Scott Sevcik, Aerospace and Defense Business Development Manager for Stratasys, gave EAS IX participants a look into the most advanced aircraft manufacturing techniques currently available, and what might be possible in the near future.
Traditional manufacturing techniques have relied on subtractive techniques, starting with an aluminum billet, for instance, and sawing, filing and sanding away anything that doesn’t belong on the finished part. Anyone who’s worked in a shop knows the barrels and buckets of metal shavings that fill up quickly. What if there were no materials to be recycled at the end of a production run?
Additive manufacturing (AM) is a way to produce parts that grow during the process, and that don’t leave much, or any, debris afterward. Scott explained that a namesake, S. Scott Crump, invented fused deposition modeling (FDM), the 3D printing process on which most desktop 3D printers rely. He also founded Stratsys, Ltd. in 1989 with his wife Lisa.
He explained the Stratasys acquired GrabCAD in late 2014, enabling interactivity and greater collaboration between the 3D drawings from which the 3D printers obtain their input. Besides FDM, Stratasys produces equipment for material jetting and laser sintering, enabling use of materials beyond plastics.
3D printing of parts and tooling to make parts – such as precision molds for wet layups – saves operational costs, allows greater design freedom, increases the speed to make design changes, and enhances supply chain flexibility with reduction of the need to purchase parts from external suppliers.
Additive manufacturing makes weight removal possible, sometimes with parts that can’t be produced through traditional means.

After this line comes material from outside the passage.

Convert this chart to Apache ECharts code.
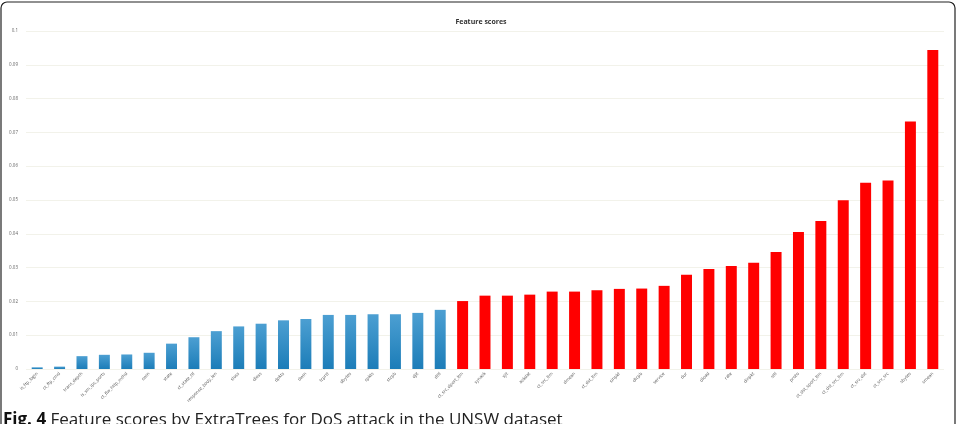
<!DOCTYPE html>
<html>
<head>
<meta charset="utf-8">
<script src="https://cdn.jsdelivr.net/npm/echarts@6/dist/echarts.min.js"></script>
<style>
  html, body { margin: 0; padding: 0; background: #fff; }
  #main { width: 962px; height: 424px; }
</style>
</head>
<body>
<div id="main"></div>
<script>
// feature names, ascending score
var features = [
    'is_ftp_login', 'ct_ftp_cmd', 'trans_depth', 'is_sm_ips_ports', 'ct_flw_http_mthd',
    'swin', 'state', 'ct_state_ttl', 'response_body_len', 'sloss', 'dloss', 'dpkts',
    'dwin', 'tcprtt', 'dbytes', 'spkts', 'stcpb', 'djit', 'dttl',
    'ct_src_dport_ltm', 'synack', 'sjit', 'ackdat', 'ct_src_ltm', 'dmean', 'ct_dst_ltm',
    'sinpkt', 'dtcpb', 'service', 'dur', 'dload', 'rate', 'dinpkt', 'sttl', 'proto',
    'ct_dst_sport_ltm', 'ct_dst_src_ltm', 'ct_srv_dst', 'ct_srv_src', 'sbytes', 'smean'
];
var scores = [
    0.0005, 0.0007, 0.0038, 0.0042, 0.0043, 0.0048, 0.0075, 0.0094, 0.0112, 0.0126,
    0.0134, 0.0144, 0.0148, 0.0160, 0.0160, 0.0162, 0.0162, 0.0166, 0.0175,
    0.0201, 0.0217, 0.0217, 0.0220, 0.0229, 0.0229, 0.0233, 0.0237, 0.0238, 0.0246,
    0.0279, 0.0296, 0.0305, 0.0314, 0.0346, 0.0405, 0.0438, 0.0499, 0.0551, 0.0558,
    0.0732, 0.0944
];
var blueCount = 19;   // first bars drawn blue, rest red
var yTicks = [0, 0.01, 0.02, 0.03, 0.04, 0.05, 0.06, 0.07, 0.08, 0.09, 0.1];

var blueGrad = new echarts.graphic.LinearGradient(0, 0, 0, 1, [
    { offset: 0, color: '#4c9fd2' },
    { offset: 1, color: '#1c7db8' }
]);

var myChart = echarts.init(document.getElementById('main'));

var option = {
    animation: false,
    backgroundColor: '#fff',
    title: {
        text: 'Feature scores',
        left: 'center',
        top: 13,
        textStyle: { fontFamily: 'Open Sans', fontSize: 7, fontWeight: 'bold', color: '#333' }
    },
    grid: { left: 26, right: 18, top: 31, bottom: 55, containLabel: false },
    xAxis: {
        type: 'category',
        data: features,
        axisLine: { show: false },
        axisTick: { show: false },
        axisLabel: {
            interval: 0,
            rotate: 45,
            fontSize: 4.5,
            color: '#555',
            fontFamily: 'Open Sans',
            margin: 4
        }
    },
    yAxis: {
        type: 'value',
        min: yTicks[0],
        max: yTicks[yTicks.length - 1],
        interval: 0.01,
        axisLine: { show: false },
        axisTick: { show: false },
        axisLabel: {
            fontSize: 4.5,
            color: '#666',
            fontFamily: 'Open Sans',
            margin: 8
        },
        splitLine: { lineStyle: { color: '#f2f2ea', width: 1 } }
    },
    series: [{
        type: 'bar',
        barWidth: '49%',
        data: scores,
        itemStyle: {
            color: function (p) {
                return p.dataIndex < blueCount ? blueGrad : '#ff0000';
            }
        }
    }],
    graphic: [
        {
            type: 'rect',
            shape: { x: 1, y: 2, width: 954, height: 440, r: 6 },
            style: { fill: 'none', stroke: '#222', lineWidth: 1.2 },
            silent: true
        },
        {
            type: 'text',
            left: 3,
            top: 412,
            style: {
                text: '{b|Fig. 4} Feature scores by ExtraTrees for DoS attack in the UNSW dataset',
                rich: {
                    b: { fontFamily: 'Open Sans', fontSize: 17, fontWeight: 'bold', fill: '#111' }
                },
                fontFamily: 'Open Sans',
                fontSize: 17,
                fill: '#222'
            }
        }
    ]
};
myChart.setOption(option);
</script>
</body>
</html>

Having an on-site printer reduces procurement time for parts, and essentially eliminates the make or buy decision that can add months to obtaining a needed part. This is a huge benefit to those in field service centers.
An SAE Aerospace Engineering Magazine article quotes defense consultants IHS from their report “Overcoming MRO Supply Chain Dysfunction.” “Look closely at the product life-cycle within the typical MRO (manufacturing, replacement, organization and you’ll notice that 50% of open work orders are waiting for parts; 30% of in-house stock will never be used; 8% of SKUs [stock keeping units] are duplications; and, on average, employees spend 25% of the workday looking for parts.” This highlights the problems with traditional inventory techniques. Forecasting the need for parts that can be damaged in use, especially for military aircraft, is nearly impossible.
Being able to download the current CAD file for a needed part and producing it on site is an efficient and speedier alternative to waiting for the part (if it’s in stock) to come from a central warehouse in a distant factory. To counter this, Airbus initiated development and certification of 3D printing with Stratasys in 2013 as a schedule risk reduction activity.
Although he could not reveal the actual clients during his talk, subsequent press releases show that Airbus is using Stratasys technology on Part 23 commercial aircraft and United Launch Alliance (ULA) incorporates 3D printed parts in its rockets.
As reported in Aerospace Engineering, “[Stratasys] announced in May that Airbus has produced more than 1,000 flight parts on its Stratasys FDM (Fused Deposition Modeling) 3D Production Systems for use in the A350 XWB aircraft, delivered in December 2014. Airbus chose to replace certain traditionally manufactured parts—lightly- or non-loaded interior components, according to a Stratasys spokesperson—with the 3D-printed ones in an effort to increase supply chain flexibility, which the company achieved while meeting its delivery commitment.
“The parts are 3D-printed using ULTEM 9085 resin for FDM, which is certified to an Airbus material specification. ULTEM 9085 thermoplastic provides high strength-to-weight ratio and is FST (flame, smoke, and toxicity) compliant for aircraft interior applications. The process enables Airbus to manufacture lighter weight parts while ‘substantially reducing’ production time and manufacturing costs.”
Scott illustrated the flexibility provided by AM techniques, including a printed wing for an unpiloted aerial vehicle (UAV), and an instance where a 140-piece aluminum component was replaced with a simplified unit of 16 consolidated parts.
He showed the increasing versatility of AM processes, including printed parts that replace thermoformed and metal components with a composite layup formed over a soluble core. The process allows topology optimization, more like the bones in a bird’s wing that conventional struts and spars.
Other possibilities for 3D printed parts include inclusion of thermal inflation, layering of ABS plastic with carbon nanotubes with electrical properties, and in metallic parts, laser direct structuring. The latter could go from CAD to printing the part, ablating surfaces, and finally plating the part for particular applications.
A white paper by Joe Hiemenz of Stratasys, “Additive Manufacturing Trends in Aerospace,” adds a great deal of detail as to what is possible. One picture of a printed UAV wing with a small electric motor and the electrical connections printed into the wing’s structure shows what is possible. Think of these materials and technologies applied to mass-produced light aircraft or Sky Taxis, and the economics of a resurgence of the first and a realization of the second becomes apparent.